Eu já citara Novo Mundo Mundo Novo, de bocadinhos que lera. Nos anos 90, escrevi Os Primos da América, reportagens sobre os portugueses dos Estados Unidos, e, claro, falei da mesma viagem feita por António Ferro, para o Diário de Notícias, mais de 60 anos antes. Esta semana encontrei num alfarrabista um exemplar do livro de Ferro, 30 euros, de capa em vermelho gasto. Nem o modernista amigo de Pessoa, nem o propagandista de Salazar, mas o jornalista que tratava o leitor como companheiro de café. Ora, por estes dias, os 150 anos do DN já me tinham levado a ler reportagens de António Ferro (1895-1956). Viciei-me em segui-las com um terceiro amigo, Mr. Google, não sei se estão a ver.
Na primeira, estava eu e o Ferro – e ele começava assim: “Chego a Munique…” – era Outono de 1930 e íamos ter com Adolfo Hitler. Uma entrevista falhada, Hitler, nas vésperas de ser aquele que o jornalista não se dá conta, liga pouco ao português. Mas uma reportagem fantástica, pelo olhar atento e estilo moderníssimo de Ferro. Foi aí que comecei a viciar-me a apanhá-lo na curva. Ele ia comprar uma foto, entrava no estúdio e descrevia as loiras com minúcia. Mas não se dava conta que aquela garota, filha do fotógrafo Henrich Hoffmann, é Henriette e iria ser a mulher do gauleiter da Áustria e que a outra loira é provavelmente Eva Braun… Ele não sabe que o seu cicerone desengonçado, Ernst Hanfstaengl, é o pianista de Hitler, vai traí-lo e tornar-se conselheiro do presidente americano Franklin D. Roosevelt… Eu e Mr. Google, que conhecemos o futuro, riamo-nos.
Agora, com Novo Mundo Mundo Novo à cabeceira, volto a sentir-me Deus. Naquele ano de 1927, atravessando a América, Ferro vai no comboio e fala com o seu ocasional companheiro de viagem. O olho de repórter nota a máquina ao lado do americano, um Cine Kodak. O jornalista mundano reconhece, quando o outro se apresenta, Cornelius Vanderbilt Jr, da família milionária, e que também é jornalista. Mas o que falha António Ferro – Mr. Google abana a cabeça, incrédulo – é que o americano, em 1933, irá filmar (com aquela Kodak?) o primeiro documentário anti-nazi americano. Há uma cena em que Vanderbilt pergunta a Hitler, no Palácio de Desportos, em Berlim: “E os judeus, Excelência?” Adolfo Hitler responde-lhe: “Fale com ele, que lhe dirá tudo sobre esses judeus que tanto parece preocuparem a América” E Hitler aponta-lhe para o desengonçado ao seu lado: o dr. Ernst Hanfstaengl… Eu e Mr. Google espantamos-nos, como é que dois jornalistas, numa viagem em 1927, não aproveitam para falar dos personagens extraordinários que vão encontrar em breve, um em 1930, outro em 1933?!
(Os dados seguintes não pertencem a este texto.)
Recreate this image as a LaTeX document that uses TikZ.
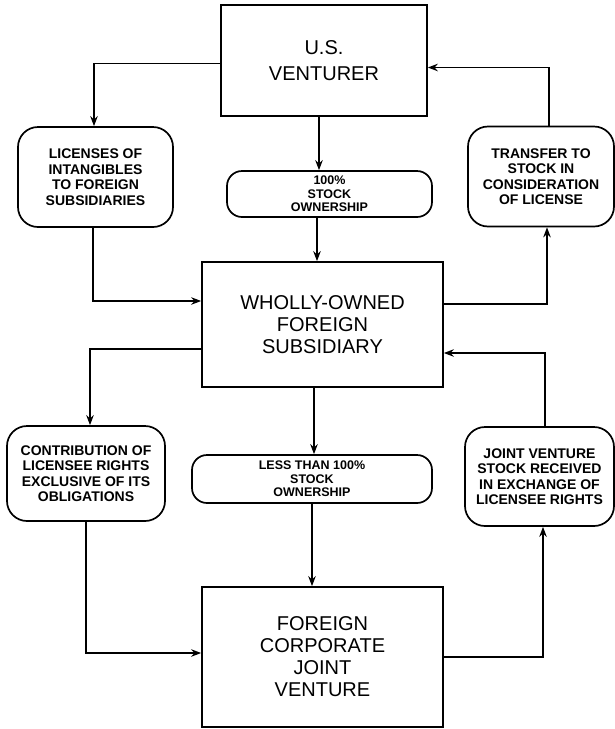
\documentclass[tikz,border=0pt]{standalone}
\usepackage{fontspec}
\setmainfont{Liberation Sans}
\usetikzlibrary{arrows.meta,calc}
\begin{document}
\begin{tikzpicture}[x=1pt,y=-1pt,
  bigbox/.style={draw, rectangle, line width=1.7pt, align=center, inner sep=0pt,
    font=\fontsize{20}{22}\selectfont},
  sidebox/.style={draw, rectangle, line width=1.7pt, rounded corners=20pt, align=center, inner sep=0pt,
    font=\bfseries\fontsize{14}{15.5}\selectfont},
  pill/.style={draw, rectangle, line width=1.7pt, rounded corners=15pt, align=center, inner sep=0pt,
    font=\bfseries\fontsize{12.5}{13.5}\selectfont},
  arr/.style={-{Stealth[length=10pt,width=7.5pt]}, line width=1.6pt}]
\useasboundingbox (0,0) rectangle (615,729);
\fill[white] (0,0) rectangle (615,729);

% main boxes
\node[bigbox, minimum width=206pt, minimum height=111pt, text depth=-8pt,
  font=\fontsize{20}{26}\selectfont] (US) at (324,60.5) {U.S.\\VENTURER};
\node[bigbox, minimum width=241pt, minimum height=125pt] (WO) at (322.5,324.5) {WHOLLY-OWNED\\FOREIGN\\SUBSIDIARY};
\node[bigbox, minimum width=241pt, minimum height=140pt] (JV) at (322.5,657) {FOREIGN\\CORPORATE\\JOINT\\VENTURE};

% side boxes
\node[sidebox, minimum width=155pt, minimum height=100pt] (Lic) at (95.5,177) {LICENSES OF\\INTANGIBLES\\TO FOREIGN\\SUBSIDIARIES};
\node[sidebox, minimum width=146pt, minimum height=100pt] (Trans) at (541,176.5) {TRANSFER TO\\STOCK IN\\CONSIDERATION\\OF LICENSE};
\node[sidebox, minimum width=158pt, minimum height=95pt] (Contr) at (86,473.5) {CONTRIBUTION OF\\LICENSEE RIGHTS\\EXCLUSIVE OF ITS\\OBLIGATIONS};
\node[sidebox, minimum width=149pt, minimum height=99pt] (JVS) at (539.5,476.5) {JOINT VENTURE\\STOCK RECEIVED\\IN EXCHANGE OF\\LICENSEE RIGHTS};

% pills
\node[pill, minimum width=205pt, minimum height=46pt] (P100) at (329.5,194) {100\%\\STOCK\\OWNERSHIP};
\node[pill, minimum width=240pt, minimum height=48pt] (Less) at (312,479) {LESS THAN 100\%\\STOCK\\OWNERSHIP};

% connectors
\draw[arr] ([yshift=-3pt]US.west) -| ([xshift=-1.5pt]Lic.north);
\draw[arr] ([xshift=-5pt]US.south) -- ([xshift=-5pt]US.south |- P100.north);
\draw[arr] ([xshift=8pt]Trans.north) |- ([yshift=-7pt]US.east);
\draw[arr] ([xshift=-2.5pt]Lic.south) |- ([yshift=23.5pt]WO.west);
\draw[arr] ([xshift=-12.5pt]P100.south) -- ([xshift=-12.5pt]P100.south |- WO.north);
\draw[arr] ([yshift=20.5pt]WO.east) -| ([xshift=6pt]Trans.south);
\draw[arr] ([yshift=-24.5pt]WO.west) -| ([xshift=4pt]Contr.north);
\draw[arr] ([xshift=-8.5pt]WO.south) -- ([xshift=-8.5pt]WO.south |- Less.north);
\draw[arr] ([xshift=5.5pt]JVS.north) |- ([yshift=-28.5pt]WO.east);
\draw[arr] (Contr.south) |- ([yshift=4pt]JV.west);
\draw[arr] (Less.south) -- (Less.south |- JV.north);
\draw[arr] (JV.east) -| ([xshift=3.5pt]JVS.south);
\end{tikzpicture}
\end{document}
Já no Leviathan, o paquete que de Cherburgo, em França, o levara a Nova Iorque, António Ferro tivera encontros imediatos de terceiro grau e não se deu conta. Sendo o seu inglês “de recruta”, Ferro escolhe um raro grupo que fala francês. No livro, refere um jovem americano, Ernest T. DeWald, professor de Arte na Universidade de Princeton, “que fala um francês consciencioso e certo.” Pois, sobre DeWald , Ferro limita-se a dizer que, na Europa, ele recebera “a notícia da morte de seu pai.”
Mr. Google e eu voltamos a espantar-nos. Então ele não adivinha que Ernest T. DeWald será um dos the monuments men, os homens que no Exército americano, durante a II Guerra Mundial, têm como missão tentar salvar as obras e os monumentos? Tenente-coronel, DeWald será até o comandante para as minas de tesouros de arte, Itália e Áustria. Em 1944, fará para os soldados ianques, um Guia de Roma, e vai passar os anos seguintes à cata da arte roubada pelos nazis. Em 1927, António Ferro falou disso com o seu companheiro Ernest T. DeWald? Não falou. Depois admirem-se que sejam os americanos (George Clooney) a fazer um filme sobre The Monuments Men – Caçadores de Tesouros (2013).
Publicado originalmente a 21 de setembro de 2014.